Pursuit-Evasion Games
We compare a Kairos implementation of a
Pursuit-Evasion Game (PEG) against a hand-coded node-level nesC implementation
of the same application written by others on a 40 node mote testbed
(Figure 2). In a PEG, multiple robots (the pursuers) collectively determine the
location of one or more evaders using the sensor network, and try to corral
them.

Figure
2: The pursuer and evader robots (left) and the 40-node topology (right).
Figure
3 shows the relative performance of Kairos version of the PEG (called
Kairos-PEG) relative to the hand-coded version (nesC-PEG). It shows that the Kairos
program requires less than 10% of
lines of code compared to the hand-crafted node-level version (nesC-PEG), and
provides better tracking accuracy due to its consistency semantics. It uses 20%
additional messages and incurs slightly more than 2x additional latency in
order to provide this extra accuracy.

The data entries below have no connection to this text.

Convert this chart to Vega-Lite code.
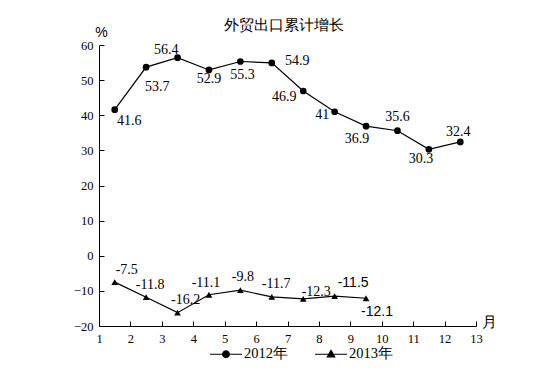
{
  "$schema": "https://vega.github.io/schema/vega-lite/v6.json",
  "autosize": {"type": "none"},
  "padding": {"left": 99, "top": 45, "right": 77, "bottom": 65},
  "width": 377,
  "height": 281,
  "background": "white",
  "title": {"text": "外贸出口累计增长", "font": "Liberation Serif", "fontSize": 15, "fontWeight": "normal", "color": "black", "anchor": "middle", "frame": "group", "offset": -8, "dx": -4},
  "data": {"values": [
    {"s": "2012年", "m": 1.5, "v": 41.6},
    {"s": "2012年", "m": 2.5, "v": 53.7},
    {"s": "2012年", "m": 3.5, "v": 56.4},
    {"s": "2012年", "m": 4.5, "v": 52.9},
    {"s": "2012年", "m": 5.5, "v": 55.3},
    {"s": "2012年", "m": 6.5, "v": 54.9},
    {"s": "2012年", "m": 7.5, "v": 46.9},
    {"s": "2012年", "m": 8.5, "v": 41},
    {"s": "2012年", "m": 9.5, "v": 36.9},
    {"s": "2012年", "m": 10.5, "v": 35.6},
    {"s": "2012年", "m": 11.5, "v": 30.3},
    {"s": "2012年", "m": 12.5, "v": 32.4},
    {"s": "2013年", "m": 1.5, "v": -7.5},
    {"s": "2013年", "m": 2.5, "v": -11.8},
    {"s": "2013年", "m": 3.5, "v": -16.2},
    {"s": "2013年", "m": 4.5, "v": -11.1},
    {"s": "2013年", "m": 5.5, "v": -9.8},
    {"s": "2013年", "m": 6.5, "v": -11.7},
    {"s": "2013年", "m": 7.5, "v": -12.3},
    {"s": "2013年", "m": 8.5, "v": -11.5},
    {"s": "2013年", "m": 9.5, "v": -12.1}
  ]},
  "encoding": {
    "x": {"field": "m", "type": "quantitative", "scale": {"domain": [1, 13], "nice": false, "zero": false},
      "axis": {"values": [1,2,3,4,5,6,7,8,9,10,11,12,13], "title": "月", "titleFont": "Liberation Serif", "titleFontSize": 15, "titleFontWeight": "normal", "titleX": 390, "titleY": -5, "titleAlign": "center", "titleBaseline": "middle", "titleAngle": 0}},
    "y": {"field": "v", "type": "quantitative", "scale": {"domain": [-20, 60], "nice": false, "zero": false},
      "axis": {"values": [-20,-10,0,10,20,30,40,50,60], "title": "%", "titleFont": "Liberation Sans", "titleFontSize": 14, "titleFontWeight": "normal", "titleX": 2, "titleY": -13, "titleAlign": "center", "titleBaseline": "middle", "titleAngle": 0}}
  },
  "layer": [
    {"mark": {"type": "line", "color": "black", "strokeWidth": 1.2}, "encoding": {"detail": {"field": "s"}}},
    {"mark": {"type": "point", "filled": true, "color": "black", "opacity": 1, "size": 45},
      "encoding": {"shape": {"condition": {"test": "datum.s == '2012年'", "value": "circle"}, "value": "triangle-up"}}},
    {"transform": [{"filter": "false"}],
      "mark": {"type": "point", "filled": false, "stroke": "black", "fill": "black", "strokeWidth": 1.2, "opacity": 1},
      "encoding": {"shape": {"field": "s", "type": "nominal",
        "scale": {"domain": ["2012年", "2013年"], "range": ["M-1,0H1M-0.21,0A0.21,0.21,0,1,0,0.21,0A0.21,0.21,0,1,0,-0.21,0Z", "M-1,0H1M0,-0.24L0.23,0.16L-0.23,0.16Z"]},
        "legend": {"orient": "none", "legendX": 110, "legendY": 292, "direction": "horizontal", "title": null,
          "labelFont": "Liberation Serif", "labelFontSize": 14.5, "labelColor": "black", "symbolSize": 1024, "labelOffset": 1, "columnPadding": 24,
          "symbolStrokeWidth": 1.2, "symbolOpacity": 1}}}},
    {"transform": [{"filter": "datum.s == '2012年' && datum.m == 1.5"}], "mark": {"type": "text", "dx": 14.5, "dy": 11.5}, "encoding": {"text": {"field": "v", "type": "nominal"}}},
    {"transform": [{"filter": "datum.s == '2012年' && datum.m == 2.5"}], "mark": {"type": "text", "dx": 11, "dy": 19.6}, "encoding": {"text": {"field": "v", "type": "nominal"}}},
    {"transform": [{"filter": "datum.s == '2012年' && datum.m == 3.5"}], "mark": {"type": "text", "dx": -11.4, "dy": -7.6}, "encoding": {"text": {"field": "v", "type": "nominal"}}},
    {"transform": [{"filter": "datum.s == '2012年' && datum.m == 4.5"}], "mark": {"type": "text", "dx": 0, "dy": 9.5}, "encoding": {"text": {"field": "v", "type": "nominal"}}},
    {"transform": [{"filter": "datum.s == '2012年' && datum.m == 5.5"}], "mark": {"type": "text", "dx": 2, "dy": 13.5}, "encoding": {"text": {"field": "v", "type": "nominal"}}},
    {"transform": [{"filter": "datum.s == '2012年' && datum.m == 6.5"}], "mark": {"type": "text", "dx": 25.5, "dy": -2}, "encoding": {"text": {"field": "v", "type": "nominal"}}},
    {"transform": [{"filter": "datum.s == '2012年' && datum.m == 7.5"}], "mark": {"type": "text", "dx": -19, "dy": 5.7}, "encoding": {"text": {"field": "v", "type": "nominal"}}},
    {"transform": [{"filter": "datum.s == '2012年' && datum.m == 8.5"}], "mark": {"type": "text", "dx": -12.5, "dy": 3}, "encoding": {"text": {"field": "v", "type": "nominal"}}},
    {"transform": [{"filter": "datum.s == '2012年' && datum.m == 9.5"}], "mark": {"type": "text", "dx": -9, "dy": 13.3}, "encoding": {"text": {"field": "v", "type": "nominal"}}},
    {"transform": [{"filter": "datum.s == '2012年' && datum.m == 10.5"}], "mark": {"type": "text", "dx": 0, "dy": -14}, "encoding": {"text": {"field": "v", "type": "nominal"}}},
    {"transform": [{"filter": "datum.s == '2012年' && datum.m == 11.5"}], "mark": {"type": "text", "dx": -8, "dy": 10}, "encoding": {"text": {"field": "v", "type": "nominal"}}},
    {"transform": [{"filter": "datum.s == '2012年' && datum.m == 12.5"}], "mark": {"type": "text", "dx": -2, "dy": -10}, "encoding": {"text": {"field": "v", "type": "nominal"}}},
    {"transform": [{"filter": "datum.s == '2013年' && datum.m == 1.5"}], "mark": {"type": "text", "dx": 12, "dy": -12}, "encoding": {"text": {"field": "v", "type": "nominal"}}},
    {"transform": [{"filter": "datum.s == '2013年' && datum.m == 2.5"}], "mark": {"type": "text", "dx": 4, "dy": -12}, "encoding": {"text": {"field": "v", "type": "nominal"}}},
    {"transform": [{"filter": "datum.s == '2013年' && datum.m == 3.5"}], "mark": {"type": "text", "dx": 8, "dy": -12.4}, "encoding": {"text": {"field": "v", "type": "nominal"}}},
    {"transform": [{"filter": "datum.s == '2013年' && datum.m == 4.5"}], "mark": {"type": "text", "dx": -3, "dy": -11.3}, "encoding": {"text": {"field": "v", "type": "nominal"}}},
    {"transform": [{"filter": "datum.s == '2013年' && datum.m == 5.5"}], "mark": {"type": "text", "dx": 2.5, "dy": -13.3}, "encoding": {"text": {"field": "v", "type": "nominal"}}},
    {"transform": [{"filter": "datum.s == '2013年' && datum.m == 6.5"}], "mark": {"type": "text", "dx": 4.4, "dy": -13.3}, "encoding": {"text": {"field": "v", "type": "nominal"}}},
    {"transform": [{"filter": "datum.s == '2013年' && datum.m == 7.5"}], "mark": {"type": "text", "dx": 13, "dy": -7}, "encoding": {"text": {"field": "v", "type": "nominal"}}},
    {"transform": [{"filter": "datum.s == '2013年' && datum.m == 8.5"}], "mark": {"type": "text", "dx": 18.5, "dy": -13.6, "font": "Liberation Sans", "fontSize": 14}, "encoding": {"text": {"field": "v", "type": "nominal"}}},
    {"transform": [{"filter": "datum.s == '2013年' && datum.m == 9.5"}], "mark": {"type": "text", "dx": 11, "dy": 13.8, "font": "Liberation Sans", "fontSize": 14}, "encoding": {"text": {"field": "v", "type": "nominal"}}}
  ],
  "config": {
    "view": {"stroke": null},
    "text": {"font": "Liberation Serif", "fontSize": 14, "color": "black", "align": "center", "baseline": "middle"},
    "axis": {"grid": false, "domainColor": "black", "domainWidth": 1, "tickColor": "black", "tickWidth": 1, "tickSize": -5, "labelPadding": 11,
      "labelFont": "Liberation Serif", "labelFontSize": 12.5, "labelColor": "black", "titleColor": "black", "labelFlush": false, "labelOverlap": false}
  }
}
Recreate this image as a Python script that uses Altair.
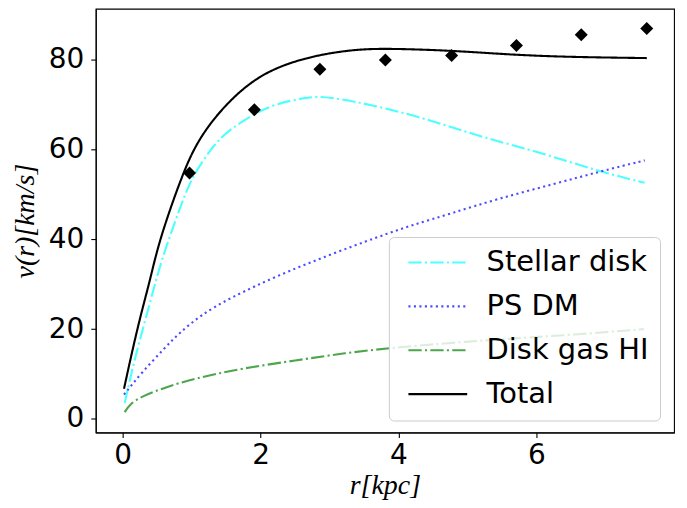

Thus, Kairos allows the programmer to be
succinct and express reliability guarantees, and implements these semantics
with an efficiency rivaling hand-crafted versions.

Figure
3: Relative comparison of Kairos-generated code versus hand-coded native
version (lower is better).
Fault-tolerance: Figure 4 shows structural
vibration data gathered from sensors installed on Vincent Thomas Bridge in Los
Angeles. We obtained this data from a real-world deployment by other members of
our group. We ran experiments on the collected traces to see if Kairos could
correctly isolate the faulty sensor and its data. Kairos’ failure-recovery
mechanisms identified the faulty sensor and allowed the data collection experiment
to proceed to completion, as shown in Figure 4.